THE GANNET.

This bird seems to prefer just the opposite course to that which most birds adopt in the breeding season, viz., to congregate in thousands, and breed on precipitous rocks, engaging all ledges and shelves capable of holding a nest, which is composed of seaweed and other rubbish picked up by the bird from the ocean, also grass. One egg only is laid, white or bluish-white when first deposited on the nest, but soon becoming dirty and soiled by being trodden upon. Like the Cormorant, this bird's egg is covered with an incrustation of chalk, hiding the colour of the true shell, which is of a greenish or bluish-white.


THE QUAIL.

Green cornfields are generally the situations chosen by the Quail for a nesting-place, where it selects a small depression in the ground, and tramples a few blades of grass or corn down into it, occasionally a few dead leaves.
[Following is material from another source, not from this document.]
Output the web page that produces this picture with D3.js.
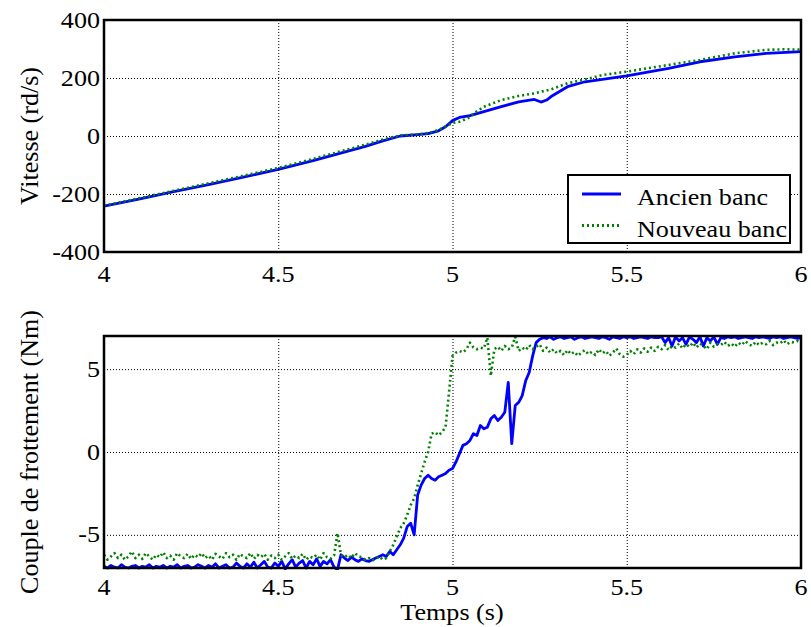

Her eggs number from seven to even as many as twenty, of a pale yellowish-brown, mottled and clouded or blotched with red or olive-brown; variable both in ground colour and markings.


THE OYSTER-CATCHER.

This bird lays its eggs, which number three or four—three being the general rule—on the bare ground, mostly in slight declivities, taking care that they are above high-water-mark. Sometimes a few bents, pebbles, or broken shells are used as a sort of lining. The eggs are stone or cream colour, of a variety of shades, blotched with dark brown, occasionally streaked and spotted with a lighter hue. The markings are variable in character and position, some being pretty equally distributed over the eggs, whilst others are inclined to form a belt round the larger end.